Thanks for posting this. John happens to be reading Frankenstein, and we’ll give this film a peek!
Frankenstein has been portrayed as a “horror” story, and thus I had never read it - until I picked up “Shelley Unbound”. Then I read Frankenstein and thought that it was not so much “horror” as a very stark portrayal of how very dark science has become. For me, that book seemed to be an exploration of the ethics of science, which treats living beings as mechanical objects to be experimented upon and manipulated, not altogether different from how humans and animals and other living beings are treated by the science (and political) community nowadays.
Frankenstein, for me, was kind of a wake up call (and I just wish that I had read that book years ago), and I’ll be interested to see what that film has to say on the topic.
I have not read the book, but recently purchased " Shelley Unbound: Discovering Frankenstein’s True Creator" by Scott D. de Hart, a friend of JPF. This youtube vid is really an essay with pictures thrown in. I found it very informative, with the author having a legitimate understanding of current events of the time, in the context of what would have been going through the minds of the clique around the Shelley’s. It definitely filled in gaps in my lacking historical perspective. There is nothing too outlandish here, but new names to me are presented when people were philosophizing about morals and ethics in relation to science and medicine, what some would term “Illuminism.”
After watching this a second time it occurred to me that another analogy to both might have been found in “The Golem” myth of Rabi Loew. There is really much to ponder here, where the seeds to the fruits of today were sown long ago.

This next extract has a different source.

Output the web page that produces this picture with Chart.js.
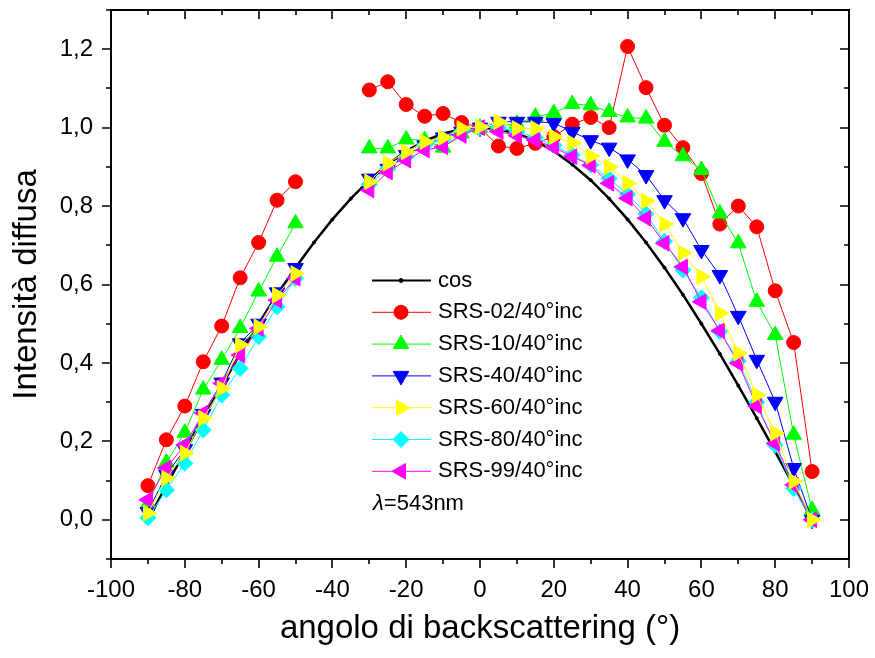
<!DOCTYPE html>
<html><head><meta charset="utf-8">
<script src="https://cdn.jsdelivr.net/npm/chart.js@4.4.1/dist/chart.umd.min.js"></script>
<style>html,body{margin:0;padding:0;background:#fff;}#wrap{width:875px;height:658px;}</style>
</head><body><div id="wrap"><canvas id="c" width="875" height="658"></canvas></div>
<script>
const angles = [-90,-85,-80,-75,-70,-65,-60,-55,-50,-45,-40,-35,-30,-25,-20,-15,-10,-5,0,5,10,15,20,25,30,35,40,45,50,55,60,65,70,75,80,85,90];
const cosCurve = [0.000,0.087,0.174,0.259,0.342,0.423,0.500,0.574,0.643,0.707,0.766,0.819,0.866,0.906,0.940,0.966,0.985,0.996,1.000,0.996,0.985,0.966,0.940,0.906,0.866,0.819,0.766,0.707,0.643,0.574,0.500,0.423,0.342,0.259,0.174,0.087,0.000];
const srs02 = [0.087,0.204,0.290,0.403,0.494,0.617,0.707,0.815,0.862,null,null,null,1.096,1.117,1.059,1.029,1.036,1.013,1.000,0.953,0.947,0.960,0.977,1.009,1.026,1.000,1.207,1.102,1.006,0.949,0.883,0.754,0.800,0.747,0.584,0.452,0.123];
const srs10 = [0.040,0.146,0.222,0.332,0.408,0.489,0.582,0.671,0.756,null,null,null,0.947,0.947,0.970,0.968,0.949,0.985,1.000,1.005,1.010,1.028,1.037,1.060,1.057,1.040,1.026,1.023,0.964,0.927,0.892,0.781,0.705,0.556,0.471,0.217,0.025];
const srs40 = [0.020,0.115,0.180,0.270,0.350,0.450,0.500,0.580,0.642,null,null,null,0.870,0.895,0.930,0.955,0.975,0.990,1.000,1.015,1.015,1.015,1.012,0.989,0.968,0.949,0.919,0.879,0.815,0.769,0.688,0.624,0.520,0.408,0.301,0.132,0.000];
const srs60 = [0.017,0.106,0.170,0.259,0.335,0.446,0.492,0.573,0.628,null,null,null,0.862,0.909,0.938,0.964,0.975,0.998,1.002,1.015,0.998,0.998,0.977,0.961,0.927,0.900,0.858,0.813,0.754,0.681,0.620,0.527,0.425,0.318,0.221,0.098,0.000];
const srs80 = [0.005,0.076,0.144,0.229,0.318,0.386,0.467,0.543,0.616,null,null,null,0.855,0.895,0.925,0.955,0.970,0.990,1.000,1.000,0.990,0.975,0.955,0.930,0.905,0.870,0.830,0.780,0.710,0.637,0.566,0.480,0.405,0.300,0.190,0.080,0.000];
const srs99 = [0.051,0.132,0.191,0.272,0.348,0.420,0.488,0.560,0.616,null,null,null,0.841,0.887,0.917,0.943,0.951,0.980,1.000,0.990,0.980,0.968,0.950,0.926,0.904,0.858,0.820,0.769,0.705,0.645,0.556,0.482,0.399,0.290,0.195,0.089,0.000];
const seriesNames = ['cos','SRS-02/40°inc','SRS-10/40°inc','SRS-40/40°inc','SRS-60/40°inc','SRS-80/40°inc','SRS-99/40°inc'];
const wavelengthNote = '=543nm';
const xTitle = 'angolo di backscattering (°)';
const yTitle = 'Intensità diffusa';

const FONT = "'Liberation Sans', Arial, Helvetica, sans-serif";
Chart.defaults.font.family = FONT;
Chart.defaults.color = '#000';

const allValues = [cosCurve, srs02, srs10, srs40, srs60, srs80, srs99];
const looks = [
  {color:'#000000', style:'circle', rot:0, r:1.5, lw:2.5, order:10},
  {color:'#ff0000', style:'circle', rot:0, r:7, lw:1, order:9},
  {color:'#00ff00', style:'triangle', rot:0, r:9, lw:1, order:8},
  {color:'#0000ff', style:'triangle', rot:180, r:9, lw:1, order:7},
  {color:'#ffff00', style:'triangle', rot:90, r:9, lw:1, order:3},
  {color:'#00ffff', style:'rectRot', rot:0, r:8, lw:1, order:5},
  {color:'#ff00ff', style:'triangle', rot:-90, r:9, lw:1, order:4}
];

const datasets = allValues.map((vals, i) => ({
  label: seriesNames[i],
  data: angles.map((a, j) => ({x: a, y: vals[j]})),
  borderColor: looks[i].color,
  backgroundColor: looks[i].color,
  borderWidth: looks[i].lw,
  pointStyle: looks[i].style,
  pointRotation: looks[i].rot,
  pointRadius: looks[i].r,
  pointHoverRadius: looks[i].r,
  pointBorderWidth: 1,
  pointBorderColor: looks[i].color,
  pointBackgroundColor: looks[i].color,
  spanGaps: false,
  tension: 0,
  order: looks[i].order
}));

const framePlugin = {
  id: 'frameTicks',
  afterDraw(chart) {
    const ctx = chart.ctx;
    const a = chart.chartArea;
    const xs = chart.scales.x, ys = chart.scales.y;
    ctx.save();
    ctx.strokeStyle = '#000';
    ctx.lineWidth = 2;
    ctx.strokeRect(a.left, a.top, a.right - a.left, a.bottom - a.top);
    ctx.lineWidth = 1.6;
    ctx.beginPath();
    xs.ticks.forEach(t => {
      const px = Math.round(xs.getPixelForValue(t.value));
      const major = Math.round(t.value) % 20 === 0;
      const len = major ? 9 : 5;
      ctx.moveTo(px, a.bottom); ctx.lineTo(px, a.bottom + len);
      ctx.moveTo(px, a.top); ctx.lineTo(px, a.top + len);
    });
    ys.ticks.forEach(t => {
      const py = Math.round(ys.getPixelForValue(t.value));
      const major = Math.round(t.value * 10) % 2 === 0;
      const len = major ? 9 : 5;
      ctx.moveTo(a.left, py); ctx.lineTo(a.left - len, py);
      ctx.moveTo(a.right, py); ctx.lineTo(a.right - len, py);
    });
    ctx.stroke();

    // legend box inside the plot
    const lx0 = a.left + 261, lx1 = a.left + 320, mx = a.left + 290, tx = a.left + 327;
    const y0 = a.top + 270.5, dy = 31.8;
    ctx.font = '22px ' + FONT;
    ctx.textBaseline = 'middle';
    ctx.textAlign = 'left';
    chart.data.datasets.forEach((ds, i) => {
      const y = y0 + i * dy;
      ctx.strokeStyle = ds.borderColor;
      ctx.lineWidth = i === 0 ? 2 : 1;
      ctx.beginPath(); ctx.moveTo(lx0, y); ctx.lineTo(lx1, y); ctx.stroke();
      ctx.fillStyle = ds.pointBackgroundColor;
      ctx.strokeStyle = ds.pointBorderColor;
      ctx.lineWidth = 1;
      Chart.helpers.drawPoint(ctx, {pointStyle: ds.pointStyle, radius: i === 0 ? 2 : ds.pointRadius, rotation: ds.pointRotation, borderWidth: 1}, mx, y);
      ctx.fillStyle = '#000';
      ctx.fillText(ds.label, tx, y);
    });
    const yl = y0 + 7 * dy + 1;
    ctx.fillStyle = '#000';
    ctx.font = 'italic 22px ' + FONT;
    ctx.fillText('λ', a.left + 262, yl);
    const w = ctx.measureText('λ').width;
    ctx.font = '22px ' + FONT;
    ctx.fillText(wavelengthNote, a.left + 262 + w, yl);
    ctx.restore();
  }
};

new Chart(document.getElementById('c'), {
  type: 'line',
  data: { datasets },
  options: {
    responsive: false,
    animation: false,
    devicePixelRatio: 1,
    layout: { padding: { top: 10, right: 26, left: 0, bottom: 0 } },
    plugins: { legend: { display: false }, tooltip: { enabled: false } },
    scales: {
      x: {
        type: 'linear', position: 'bottom', min: -100, max: 100,
        grid: { display: false, drawTicks: false },
        border: { display: false },
        ticks: {
          stepSize: 10, autoSkip: false, maxRotation: 0, padding: 17,
          font: { size: 24 }, color: '#000',
          callback: v => (Math.round(v) % 20 === 0 ? String(Math.round(v)) : '')
        },
        title: { display: true, text: xTitle, font: { size: 33 }, color: '#000', padding: { top: 0, bottom: 9 } },
        afterFit: s => { s.height = 99; s.paddingLeft = 0; s.paddingRight = 0; }
      },
      y: {
        type: 'linear', position: 'left', min: -0.1, max: 1.3,
        grid: { display: false, drawTicks: false },
        border: { display: false },
        ticks: {
          stepSize: 0.1, autoSkip: false, padding: 18,
          font: { size: 24 }, color: '#000',
          callback: v => { const k = Math.round(v * 10); return (k >= 0 && k <= 12 && k % 2 === 0) ? (k / 10).toFixed(1).replace('.', ',') : ''; }
        },
        title: { display: true, text: yTitle, font: { size: 33 }, color: '#000', padding: { top: 7, bottom: 0 } },
        afterFit: s => { s.width = 111; s.paddingTop = 0; s.paddingBottom = 0; }
      }
    }
  },
  plugins: [framePlugin]
});
</script>
</body></html>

I want to thank you for sharing this, and I will be curious what you think after reading “Shelley Unbound”. While the (unknown) presenter in the video you shared seemed to focus a lot on Mary Shelley, Scott de Hart and Dr. Farrell make a convincing case for putting some focus on Percy Shelley’s background. Dr. de Hart made such a convincing case, that whenever I see “Mary Shelley” as the author on the “Frankenstein” book cover, my brain now substitutes the name “Percy Shelley”.
I found Frankenstein to be an enjoyable (in the literarary sense) read, and felt sorry that I never picked up that book earlier in life, especially while studying science in my early university years. I would recommend this book to all young students of science, as a prelude to the discussion of ethics in science.
In the video you shared, I found the presenter’s presentation style hard to follow in terms of how my brain processes information, as I can’t multitask in the different senses (although I realise that some talented individuals can do that). He has a tendency to put up a bunch of text, and instead of reading the text he puts up, he then narrates something completely different, so you’re forced into a mode of either listening to his narrative, or reading the text, or pausing the video, which makes viewing this video distracting. Also, he has a tendency to mumble and trail off words when he nears the end of some paragraphs, so that one can’t quite catch what he says. (Which reminds me of my former music teacher who used to bellow “Don’t Rush the Ending!!!” when I would get sloppy near the end of a bar or passage of music). One thing I found somewhat off-putting (perhaps a kind of red flag) is when the presenter, right at the beginning, basically told the viewers to trust him as he knows what he’s talking about – even though he didn’t quite use those words, that was the message my mind processed, and when I hear someone say something like that, I automatically think: this person is not too confident about what he’s about to present. Someone who really knows his materials doesn’t have to give any “trust me” preamble, because something backed by evidence speaks for itself.
It was reading Dr. Farrell’s book “Transhumanism” that piqued our curiosity in “Frankenstein”, and we snapped up a copy at the used bookstore. I then read “Shelley Unbound”, and I have to say, those three books give one food for some very deep thought about the history of science and how it’s evolved to the unethical program that it is today.
If you read “Frankenstein”, and “Shelley Unbound”, I’ll be curious about your thoughts!
Very illuminating, thanks for posting I now have a whole different take on Frankenstein the monster book.